Los primeros grandes cambios en la concepción de la voz desde el soul o el pop de los Beatles se producen a principios de la década de los setenta, con el movimiento glam, que reciclaba la simplicidad del viejo rock de tres acordes añadiéndole gemidos, purpurina y algún que otro gallo. La exaltación de la ambigüedad sexual, si bien novedosa en el momento, nutría una forma de proferir las letras que había sido ya explorada, con otros fines, por grupos anteriores. Si Spirit firmaron una de las primeras canciones de glam rock en 1970 (y una de las mejores: Morning Will Come), lo que hacían The Lollipop Shoppe en 1968 se parecía más al protopunk de los Stooges, sin por ello dejarse en el tintero esas voces chillonas que causarían escándalo hasta los ochenta (You Must Be a Witch).
Son algunos ejemplos de un argumento más a favor de la tan debatida muerte del rocanrol. Además de la apropiación de todo lo independiente por parte del sistema y la discutible diferencia de calidad entre las épocas (pues siempre hay quien preferirá Tame Impala a Yes o los Smiths a los Beatles), el argumento de que, como todo estilo, sentó unas posibilidades que ya ha hollando una y mil veces.
No es que todo esté ya inventado, pero sin duda estaba prefigurado.

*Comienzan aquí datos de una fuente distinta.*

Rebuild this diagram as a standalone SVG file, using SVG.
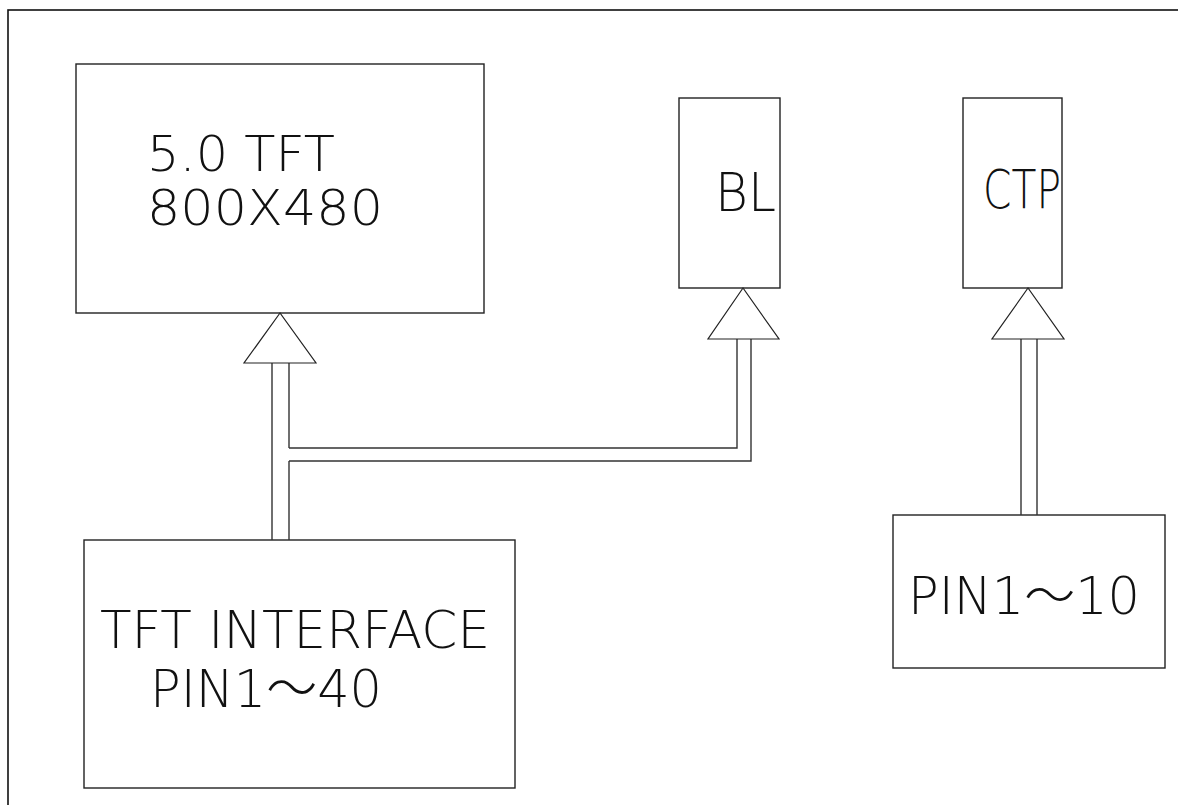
<svg xmlns="http://www.w3.org/2000/svg" width="1178" height="805" viewBox="0 0 1178 805">
<style>
.b{fill:#fff;stroke:#222;stroke-width:1.4}
.l{fill:none;stroke:#333;stroke-width:1.4}
.a{fill:#fff;stroke:#222;stroke-width:1.2;stroke-linejoin:miter}
.t{font-family:"DejaVu Sans","Liberation Sans","Noto Sans CJK SC",sans-serif;font-weight:200;fill:#111}
</style>
<rect x="0" y="0" width="1178" height="805" fill="#fff"/>
<rect id="frame" x="8" y="10" width="1200" height="900" fill="none" stroke="#111" stroke-width="1.6"/>
<g id="tft">
<rect class="b" x="76" y="64" width="408" height="249"/>
<text class="t" x="147" y="171" font-size="49" textLength="188" lengthAdjust="spacingAndGlyphs">5.0 TFT</text>
<text class="t" x="147" y="225" font-size="49" textLength="236" lengthAdjust="spacingAndGlyphs">800X480</text>
</g>
<g id="bl">
<rect class="b" x="679" y="98" width="101" height="190"/>
<text class="t" x="715" y="211" font-size="54" textLength="61" lengthAdjust="spacingAndGlyphs">BL</text>
</g>
<g id="ctp">
<rect class="b" x="963" y="98" width="99" height="190"/>
<text class="t" x="983" y="208" font-size="54" textLength="78" lengthAdjust="spacingAndGlyphs">CTP</text>
</g>
<g id="iface">
<rect class="b" x="84" y="540" width="431" height="248"/>
<text class="t" x="100" y="648" font-size="52" textLength="390" lengthAdjust="spacingAndGlyphs">TFT INTERFACE</text>
<text class="t" x="150" y="707" font-size="52" textLength="232" lengthAdjust="spacingAndGlyphs">PIN1～40</text>
</g>
<g id="pin10">
<rect class="b" x="893" y="515" width="272" height="153"/>
<text class="t" x="908" y="614" font-size="51" textLength="232" lengthAdjust="spacingAndGlyphs">PIN1～10</text>
</g>
<g id="connectors">
<path class="l" d="M272 540 V363 M289 540 V461 M289 448 V363"/>
<path class="l" d="M289 448 H737 V339 M289 461 H751 V339"/>
<path class="l" d="M1021 515 V339 M1037 515 V339"/>
<polygon class="a" points="280,313 244,363 316,363"/>
<polygon class="a" points="743,288 708,339 779,339"/>
<polygon class="a" points="1028,288 992,339 1064,339"/>
</g>
</svg>
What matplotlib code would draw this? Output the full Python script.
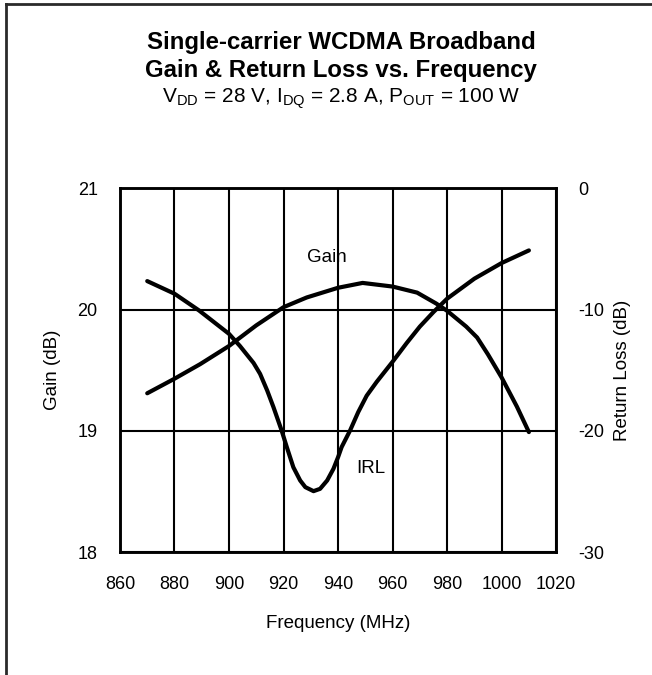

Puede que las formas artísticas tengan un punto predeterminado de saturación. La explosión musical de finales de los sesenta vislumbró, en focos aislados, caseros y casi anónimos, ideas que contra todo pronóstico se volverían tendencia. E incluso se adivina en ellas la superación del pop. Silvio Rodríguez podrá aguardar hasta la segunda mitad de los setenta y los ochenta para ubicar su carrera, pero esta se nutrirá periódicamente de sus composiciones del barco Playa Girón (1969). Y, mientras en Jamaica se empezaba tímidamente a rapear, los ignorados Cold Sun, Mountain Bus o los padrinos del kraut ya adivinaban texturas que hoy calificaríamos de post-rock en una escucha desprevenida.